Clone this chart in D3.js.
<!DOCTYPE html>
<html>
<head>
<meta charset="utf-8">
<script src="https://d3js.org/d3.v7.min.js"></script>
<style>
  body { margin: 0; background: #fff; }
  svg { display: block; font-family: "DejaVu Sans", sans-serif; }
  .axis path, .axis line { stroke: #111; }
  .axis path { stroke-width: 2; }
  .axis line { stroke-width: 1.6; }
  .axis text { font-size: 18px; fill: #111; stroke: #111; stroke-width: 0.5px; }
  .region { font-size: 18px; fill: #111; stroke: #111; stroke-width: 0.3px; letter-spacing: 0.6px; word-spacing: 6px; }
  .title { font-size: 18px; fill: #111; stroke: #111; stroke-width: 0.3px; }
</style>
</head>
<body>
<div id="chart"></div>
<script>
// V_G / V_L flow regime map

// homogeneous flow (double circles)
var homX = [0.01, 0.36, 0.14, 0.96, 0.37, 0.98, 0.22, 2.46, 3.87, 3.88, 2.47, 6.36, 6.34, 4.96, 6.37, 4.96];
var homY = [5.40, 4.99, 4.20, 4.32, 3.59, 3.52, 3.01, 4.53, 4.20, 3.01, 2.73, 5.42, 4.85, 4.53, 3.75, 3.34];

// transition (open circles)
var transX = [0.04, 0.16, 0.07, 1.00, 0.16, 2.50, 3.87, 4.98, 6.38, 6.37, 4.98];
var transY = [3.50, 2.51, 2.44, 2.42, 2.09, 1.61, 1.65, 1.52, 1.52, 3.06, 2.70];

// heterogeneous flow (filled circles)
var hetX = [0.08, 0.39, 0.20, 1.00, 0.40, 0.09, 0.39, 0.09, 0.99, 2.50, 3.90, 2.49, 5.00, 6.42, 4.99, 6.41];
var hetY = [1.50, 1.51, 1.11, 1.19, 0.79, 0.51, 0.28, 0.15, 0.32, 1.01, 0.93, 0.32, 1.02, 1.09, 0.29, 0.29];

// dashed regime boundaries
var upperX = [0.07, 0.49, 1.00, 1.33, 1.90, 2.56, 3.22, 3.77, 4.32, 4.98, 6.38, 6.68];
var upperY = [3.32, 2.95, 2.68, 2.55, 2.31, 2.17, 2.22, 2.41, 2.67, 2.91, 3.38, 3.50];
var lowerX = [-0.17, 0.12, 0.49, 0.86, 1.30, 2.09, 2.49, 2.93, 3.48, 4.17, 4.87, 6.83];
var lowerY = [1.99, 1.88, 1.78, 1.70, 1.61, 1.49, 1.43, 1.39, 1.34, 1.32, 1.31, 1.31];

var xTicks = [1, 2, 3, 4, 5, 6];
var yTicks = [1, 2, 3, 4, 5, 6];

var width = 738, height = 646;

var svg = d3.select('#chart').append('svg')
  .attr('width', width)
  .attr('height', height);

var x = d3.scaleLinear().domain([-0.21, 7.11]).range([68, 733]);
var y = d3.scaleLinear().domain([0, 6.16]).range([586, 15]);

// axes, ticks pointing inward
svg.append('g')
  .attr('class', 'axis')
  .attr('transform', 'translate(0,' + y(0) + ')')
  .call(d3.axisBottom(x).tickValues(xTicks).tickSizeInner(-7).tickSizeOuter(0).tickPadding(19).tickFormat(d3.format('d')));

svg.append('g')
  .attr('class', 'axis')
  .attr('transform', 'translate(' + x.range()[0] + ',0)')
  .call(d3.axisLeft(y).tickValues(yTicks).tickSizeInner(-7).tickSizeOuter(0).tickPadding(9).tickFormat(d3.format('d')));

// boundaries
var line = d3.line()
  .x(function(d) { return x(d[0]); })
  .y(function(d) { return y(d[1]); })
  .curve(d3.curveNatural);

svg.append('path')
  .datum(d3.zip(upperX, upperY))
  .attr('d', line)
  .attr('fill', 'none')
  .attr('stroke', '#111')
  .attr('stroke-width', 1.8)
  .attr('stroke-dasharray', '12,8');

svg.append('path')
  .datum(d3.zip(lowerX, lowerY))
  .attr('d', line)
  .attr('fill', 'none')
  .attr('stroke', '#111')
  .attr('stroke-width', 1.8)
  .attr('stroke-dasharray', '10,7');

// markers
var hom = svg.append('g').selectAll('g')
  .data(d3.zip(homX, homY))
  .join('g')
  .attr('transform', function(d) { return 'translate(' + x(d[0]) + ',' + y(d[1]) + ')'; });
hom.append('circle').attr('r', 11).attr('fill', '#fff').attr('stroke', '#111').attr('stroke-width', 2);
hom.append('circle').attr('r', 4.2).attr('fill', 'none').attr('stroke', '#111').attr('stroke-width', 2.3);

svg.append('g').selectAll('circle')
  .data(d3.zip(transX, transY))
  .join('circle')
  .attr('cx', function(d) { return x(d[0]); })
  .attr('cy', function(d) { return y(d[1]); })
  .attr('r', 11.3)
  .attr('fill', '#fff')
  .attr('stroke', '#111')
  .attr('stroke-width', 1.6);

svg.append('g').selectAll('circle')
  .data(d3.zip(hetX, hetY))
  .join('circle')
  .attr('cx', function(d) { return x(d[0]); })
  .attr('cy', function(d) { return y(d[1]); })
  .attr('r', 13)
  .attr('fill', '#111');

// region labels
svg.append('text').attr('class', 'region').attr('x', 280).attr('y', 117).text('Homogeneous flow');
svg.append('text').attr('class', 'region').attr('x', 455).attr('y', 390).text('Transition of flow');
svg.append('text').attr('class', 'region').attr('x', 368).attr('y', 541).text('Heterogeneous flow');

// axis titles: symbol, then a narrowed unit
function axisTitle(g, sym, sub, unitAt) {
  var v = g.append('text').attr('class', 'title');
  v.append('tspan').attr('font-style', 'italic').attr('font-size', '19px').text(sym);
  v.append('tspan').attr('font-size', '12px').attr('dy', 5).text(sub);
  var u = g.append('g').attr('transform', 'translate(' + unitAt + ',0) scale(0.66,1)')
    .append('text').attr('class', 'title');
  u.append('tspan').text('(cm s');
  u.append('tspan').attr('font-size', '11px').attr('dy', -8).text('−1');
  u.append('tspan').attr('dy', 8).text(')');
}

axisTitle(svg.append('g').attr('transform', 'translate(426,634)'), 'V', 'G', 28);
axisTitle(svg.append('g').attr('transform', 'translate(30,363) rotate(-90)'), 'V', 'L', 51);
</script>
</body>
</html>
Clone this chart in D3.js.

· · ·

▸ Stated task:
Print the listing above in its entirety, with every line exact.

▸ Written reply:
Clone this chart in D3.js.
<!DOCTYPE html>
<html>
<head>
<meta charset="utf-8">
<script src="https://d3js.org/d3.v7.min.js"></script>
<style>
  body { margin: 0; background: #fff; }
  svg { display: block; font-family: "DejaVu Sans", sans-serif; }
  .axis path, .axis line { stroke: #111; }
  .axis path { stroke-width: 2; }
  .axis line { stroke-width: 1.6; }
  .axis text { font-size: 18px; fill: #111; stroke: #111; stroke-width: 0.5px; }
  .region { font-size: 18px; fill: #111; stroke: #111; stroke-width: 0.3px; letter-spacing: 0.6px; word-spacing: 6px; }
  .title { font-size: 18px; fill: #111; stroke: #111; stroke-width: 0.3px; }
</style>
</head>
<body>
<div id="chart"></div>
<script>
// V_G / V_L flow regime map

// homogeneous flow (double circles)
var homX = [0.01, 0.36, 0.14, 0.96, 0.37, 0.98, 0.22, 2.46, 3.87, 3.88, 2.47, 6.36, 6.34, 4.96, 6.37, 4.96];
var homY = [5.40, 4.99, 4.20, 4.32, 3.59, 3.52, 3.01, 4.53, 4.20, 3.01, 2.73, 5.42, 4.85, 4.53, 3.75, 3.34];

// transition (open circles)
var transX = [0.04, 0.16, 0.07, 1.00, 0.16, 2.50, 3.87, 4.98, 6.38, 6.37, 4.98];
var transY = [3.50, 2.51, 2.44, 2.42, 2.09, 1.61, 1.65, 1.52, 1.52, 3.06, 2.70];

// heterogeneous flow (filled circles)
var hetX = [0.08, 0.39, 0.20, 1.00, 0.40, 0.09, 0.39, 0.09, 0.99, 2.50, 3.90, 2.49, 5.00, 6.42, 4.99, 6.41];
var hetY = [1.50, 1.51, 1.11, 1.19, 0.79, 0.51, 0.28, 0.15, 0.32, 1.01, 0.93, 0.32, 1.02, 1.09, 0.29, 0.29];

// dashed regime boundaries
var upperX = [0.07, 0.49, 1.00, 1.33, 1.90, 2.56, 3.22, 3.77, 4.32, 4.98, 6.38, 6.68];
var upperY = [3.32, 2.95, 2.68, 2.55, 2.31, 2.17, 2.22, 2.41, 2.67, 2.91, 3.38, 3.50];
var lowerX = [-0.17, 0.12, 0.49, 0.86, 1.30, 2.09, 2.49, 2.93, 3.48, 4.17, 4.87, 6.83];
var lowerY = [1.99, 1.88, 1.78, 1.70, 1.61, 1.49, 1.43, 1.39, 1.34, 1.32, 1.31, 1.31];

var xTicks = [1, 2, 3, 4, 5, 6];
var yTicks = [1, 2, 3, 4, 5, 6];

var width = 738, height = 646;

var svg = d3.select('#chart').append('svg')
  .attr('width', width)
  .attr('height', height);

var x = d3.scaleLinear().domain([-0.21, 7.11]).range([68, 733]);
var y = d3.scaleLinear().domain([0, 6.16]).range([586, 15]);

// axes, ticks pointing inward
svg.append('g')
  .attr('class', 'axis')
  .attr('transform', 'translate(0,' + y(0) + ')')
  .call(d3.axisBottom(x).tickValues(xTicks).tickSizeInner(-7).tickSizeOuter(0).tickPadding(19).tickFormat(d3.format('d')));

svg.append('g')
  .attr('class', 'axis')
  .attr('transform', 'translate(' + x.range()[0] + ',0)')
  .call(d3.axisLeft(y).tickValues(yTicks).tickSizeInner(-7).tickSizeOuter(0).tickPadding(9).tickFormat(d3.format('d')));

// boundaries
var line = d3.line()
  .x(function(d) { return x(d[0]); })
  .y(function(d) { return y(d[1]); })
  .curve(d3.curveNatural);

svg.append('path')
  .datum(d3.zip(upperX, upperY))
  .attr('d', line)
  .attr('fill', 'none')
  .attr('stroke', '#111')
  .attr('stroke-width', 1.8)
  .attr('stroke-dasharray', '12,8');

svg.append('path')
  .datum(d3.zip(lowerX, lowerY))
  .attr('d', line)
  .attr('fill', 'none')
  .attr('stroke', '#111')
  .attr('stroke-width', 1.8)
  .attr('stroke-dasharray', '10,7');

// markers
var hom = svg.append('g').selectAll('g')
  .data(d3.zip(homX, homY))
  .join('g')
  .attr('transform', function(d) { return 'translate(' + x(d[0]) + ',' + y(d[1]) + ')'; });
hom.append('circle').attr('r', 11).attr('fill', '#fff').attr('stroke', '#111').attr('stroke-width', 2);
hom.append('circle').attr('r', 4.2).attr('fill', 'none').attr('stroke', '#111').attr('stroke-width', 2.3);

svg.append('g').selectAll('circle')
  .data(d3.zip(transX, transY))
  .join('circle')
  .attr('cx', function(d) { return x(d[0]); })
  .attr('cy', function(d) { return y(d[1]); })
  .attr('r', 11.3)
  .attr('fill', '#fff')
  .attr('stroke', '#111')
  .attr('stroke-width', 1.6);

svg.append('g').selectAll('circle')
  .data(d3.zip(hetX, hetY))
  .join('circle')
  .attr('cx', function(d) { return x(d[0]); })
  .attr('cy', function(d) { return y(d[1]); })
  .attr('r', 13)
  .attr('fill', '#111');

// region labels
svg.append('text').attr('class', 'region').attr('x', 280).attr('y', 117).text('Homogeneous flow');
svg.append('text').attr('class', 'region').attr('x', 455).attr('y', 390).text('Transition of flow');
svg.append('text').attr('class', 'region').attr('x', 368).attr('y', 541).text('Heterogeneous flow');

// axis titles: symbol, then a narrowed unit
function axisTitle(g, sym, sub, unitAt) {
  var v = g.append('text').attr('class', 'title');
  v.append('tspan').attr('font-style', 'italic').attr('font-size', '19px').text(sym);
  v.append('tspan').attr('font-size', '12px').attr('dy', 5).text(sub);
  var u = g.append('g').attr('transform', 'translate(' + unitAt + ',0) scale(0.66,1)')
    .append('text').attr('class', 'title');
  u.append('tspan').text('(cm s');
  u.append('tspan').attr('font-size', '11px').attr('dy', -8).text('−1');
  u.append('tspan').attr('dy', 8).text(')');
}

axisTitle(svg.append('g').attr('transform', 'translate(426,634)'), 'V', 'G', 28);
axisTitle(svg.append('g').attr('transform', 'translate(30,363) rotate(-90)'), 'V', 'L', 51);
</script>
</body>
</html>
Clone this chart in D3.js.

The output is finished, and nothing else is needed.